Education is Intellectual Laziness

I have been working the last couple days on setting up a bit more of a normal routine to my day.  Freelancing can lead to daily schedules that are borderline insane.  As I was working through how to spend my days better, the subject of education continued to creep up.  How much time should I spend on upping my skill level?  It is a fact that I am far from being the software developer I would like to be.  Programming is a profession where more time can always be spent on learning more languages, frameworks and technologies.  My brain seems to be hard-wired towards wanting to learn more.

The concept of going back to college, outside of financial considerations, really appeals to me.  Spending all day learning and researching seems like a very fine way to spend my time.  So there are some pure inclinations behind wanting to spend time educating myself about my profession.  I have reached a point in life where I am not ashamed to admit, that I am in fact a nerd.

So as I spent time working through this daily scheduling, I kept finding myself coming back to the subject of education.  I just wanted to find a way to schedule in good time blocks every day to learn and get my skill level to where it should be.  But at the end of the day, multiple hours spent learning are probably no longer a realistic option.

Learning does not pay the bills.  But it can help.  There is no doubt that being more skilled makes you a more valuable and dangerous asset.  So where do we distinguish between too much and enough.  Education can be such a tasty way to waste time.  At face value it is good.  Then it becomes excessive.  There are so many other tasty time wasting treats.  Networking, Research, Brainstorming, Meetings.  The list can be very long if we go on and on with it, but that would be a tasty time wasting treat as well.

Education is intellectual laziness.  Education is safe, it’s clean, it’s sanitary, it’s also very artificial.  Education teaches the mechanics, not the art, the execution.  Without the art and execution nothing you learn in any class, workshop, or degree program will reap a full yield.  “I am just learning”… “I am just getting started”… these are sayings that come with education that allow us to use learning as a shield for not acting, for not doing the things we really need to do to get what we want.

In the hands of many education can be the perfect shield. More research, more skills, just more of more and THEN I will get started on things.  It becomes very hard for others or ourselves to pass harsh judgment on another for researching too much or time spent on learning.  That is what makes this education shield so dangerous.

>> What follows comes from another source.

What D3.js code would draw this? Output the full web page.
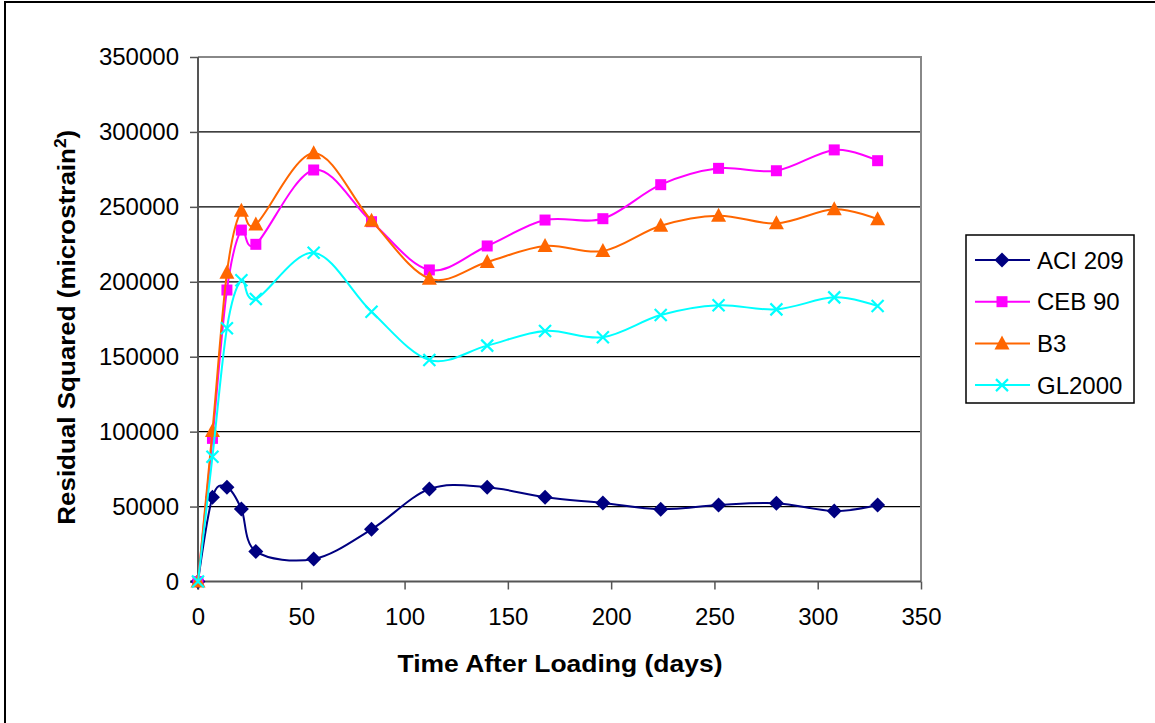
<!DOCTYPE html>
<html>
<head>
<meta charset="utf-8">
<script src="https://cdn.jsdelivr.net/npm/d3@7/dist/d3.min.js"></script>
<style>
  html, body { margin: 0; padding: 0; background: #fff; }
  svg { display: block; font-family: "Liberation Sans", Arial, sans-serif; }
</style>
</head>
<body>
<svg id="chart" width="1155" height="723"></svg>
<script>
// Time after loading (days)
const days = [0, 7, 14, 21, 28, 56, 84, 112, 140, 168, 196, 224, 252, 280, 308, 329];

// Residual squared (microstrain^2) for each prediction model
const aci209 = [0, 56200, 62900, 48400, 20100, 15000, 34800, 61700, 62900, 56200, 52400, 48200, 51000, 52200, 47000, 51000];
const ceb90  = [0, 95500, 194500, 234500, 225000, 274600, 240100, 207900, 223900, 241200, 242100, 264800, 275700, 274100, 288000, 280800];
const b3     = [0, 100500, 206000, 247400, 238300, 285700, 240800, 202100, 213200, 223900, 220500, 237400, 244100, 239000, 248400, 241700];
const gl2000 = [0, 83300, 169000, 201000, 188500, 219400, 180000, 147800, 157400, 167200, 163000, 177800, 184300, 181600, 189600, 183800];

const seriesNames = ["ACI 209", "CEB 90", "B3", "GL2000"];
const xTicks = [0, 50, 100, 150, 200, 250, 300, 350];
const yTicks = [0, 50000, 100000, 150000, 200000, 250000, 300000, 350000];

const series = [
  { name: seriesNames[0], values: aci209, color: "#000080", marker: "diamond" },
  { name: seriesNames[1], values: ceb90,  color: "#ff00ff", marker: "square" },
  { name: seriesNames[2], values: b3,     color: "#ff6600", marker: "triangle" },
  { name: seriesNames[3], values: gl2000, color: "#00ffff", marker: "cross" }
];

const svg = d3.select("#chart");

// outer frame
svg.append("rect")
  .attr("x", 5).attr("y", 2).attr("width", 1160).attr("height", 730)
  .attr("fill", "#fff").attr("stroke", "#000").attr("stroke-width", 2);

const plot = { left: 198, top: 57, right: 921, bottom: 581.5 };

const x = d3.scaleLinear().domain([0, 350]).range([plot.left, plot.right]);
const y = d3.scaleLinear().domain([0, 350000]).range([plot.bottom, plot.top]);

// horizontal gridlines
svg.append("g").selectAll("line")
  .data(yTicks.filter(t => t > 0 && t < 350000))
  .join("line")
  .attr("x1", plot.left).attr("x2", plot.right)
  .attr("y1", d => y(d)).attr("y2", d => y(d))
  .attr("stroke", "#000").attr("stroke-width", 1.2);

// plot area border (top/right)
svg.append("path")
  .attr("d", `M${plot.left},${plot.top}H${plot.right}V${plot.bottom}`)
  .attr("fill", "none").attr("stroke", "#888").attr("stroke-width", 2);

// axes
const yAxis = d3.axisLeft(y).tickValues(yTicks).tickSize(8).tickPadding(11).tickFormat(d3.format("d"));
const xAxis = d3.axisBottom(x).tickValues(xTicks).tickSize(8).tickPadding(18).tickFormat(d3.format("d"));

const gy = svg.append("g").attr("transform", `translate(${plot.left},0)`).call(yAxis);
const gx = svg.append("g").attr("transform", `translate(0,${plot.bottom})`).call(xAxis);

[gx, gy].forEach(g => {
  g.select(".domain").attr("stroke", "#555").attr("stroke-width", 2);
  g.selectAll(".tick line").attr("stroke", "#555").attr("stroke-width", 1.5);
  g.selectAll(".tick text")
    .attr("fill", "#000")
    .style("font-family", "'Liberation Sans', Arial, sans-serif")
    .style("font-size", "24px");
});
gy.select(".domain").attr("d", `M0,${plot.top}V${plot.bottom + 8}`);
gx.select(".domain").attr("d", `M${plot.left - 8},0H${plot.right}`);

// axis titles
svg.append("text")
  .attr("x", 560).attr("y", 672)
  .attr("text-anchor", "middle")
  .attr("textLength", 325).attr("lengthAdjust", "spacingAndGlyphs")
  .style("font-size", "24px").style("font-weight", "bold")
  .text("Time After Loading (days)");

const yTitle = svg.append("text")
  .attr("transform", `translate(75,${(plot.top + plot.bottom) / 2 + 8}) rotate(-90)`)
  .attr("text-anchor", "middle")
  .attr("textLength", 395).attr("lengthAdjust", "spacingAndGlyphs")
  .style("font-size", "24px").style("font-weight", "bold");
yTitle.append("tspan").text("Residual Squared (microstrain");
yTitle.append("tspan").attr("dy", -9).style("font-size", "16px").text("2");
yTitle.append("tspan").attr("dy", 9).text(")");

// marker drawing
function drawMarker(g, type, color) {
  if (type === "diamond") {
    g.append("path").attr("d", "M0,-7.5L7.5,0L0,7.5L-7.5,0Z").attr("fill", color);
  } else if (type === "square") {
    g.append("rect").attr("x", -5.5).attr("y", -5.5).attr("width", 11).attr("height", 11).attr("fill", color);
  } else if (type === "triangle") {
    g.append("path").attr("d", "M0,-8L7.5,6L-7.5,6Z").attr("fill", color);
  } else {
    g.append("path").attr("d", "M-6,-6L6,6M-6,6L6,-6")
      .attr("stroke", color).attr("stroke-width", 2.2).attr("fill", "none");
  }
}

const line = d3.line()
  .x(d => x(d[0]))
  .y(d => y(d[1]))
  .curve(d3.curveCardinal.tension(0));

series.forEach(s => {
  const pts = days.map((dd, i) => [dd, s.values[i]]);
  svg.append("path")
    .datum(pts)
    .attr("d", line)
    .attr("fill", "none")
    .attr("stroke", s.color)
    .attr("stroke-width", 2);
  const mg = svg.append("g");
  pts.forEach(p => {
    const g = mg.append("g").attr("transform", `translate(${x(p[0])},${y(p[1])})`);
    drawMarker(g, s.marker, s.color);
  });
});

// legend
const legend = svg.append("g");
legend.append("rect")
  .attr("x", 966).attr("y", 235).attr("width", 168).attr("height", 168)
  .attr("fill", "#fff").attr("stroke", "#000").attr("stroke-width", 1.5);

series.forEach((s, i) => {
  const ly = 260 + i * 41.7;
  legend.append("line")
    .attr("x1", 975).attr("x2", 1030).attr("y1", ly).attr("y2", ly)
    .attr("stroke", s.color).attr("stroke-width", 2);
  const g = legend.append("g").attr("transform", `translate(1002,${ly})`);
  drawMarker(g, s.marker, s.color);
  legend.append("text")
    .attr("x", 1037).attr("y", ly + 8.5)
    .style("font-size", "24px")
    .text(s.name);
});
</script>
</body>
</html>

This education shield can remove deadlines and make success much more subjective than it should be.  And with no deadlines and looser standards, then we can become very lazy.  At the end of it all we can say “It didn’t work but I learned a whole lot.” When we say that, sometimes we are just hiding our laziness and distracting ourselves from the truth.

Today as I write, I am faced with two options in my own life.  On one hand, I am currently learning the Laravel Framework for building websites, so I could spend all day working on that.  On the other hand, I could spend some of the day prospecting and doing sales activities to find more work for myself.   If I spend all day learning, no one will really say anything, and I can justify it in my eyes and yours too.  At the end of the day though, I am doing all this to build software for clients, and the only way to get such projects is to go talk to people.

The best answer is spend some time on both.  What that mix of time is, I really don’t know.  That ventures into optimization and efficiency, which is another thought for another day.  I do know one thing that if all I do in a given day is research and go through tutorials, despite what anyone would say I know I was being intellectually lazy.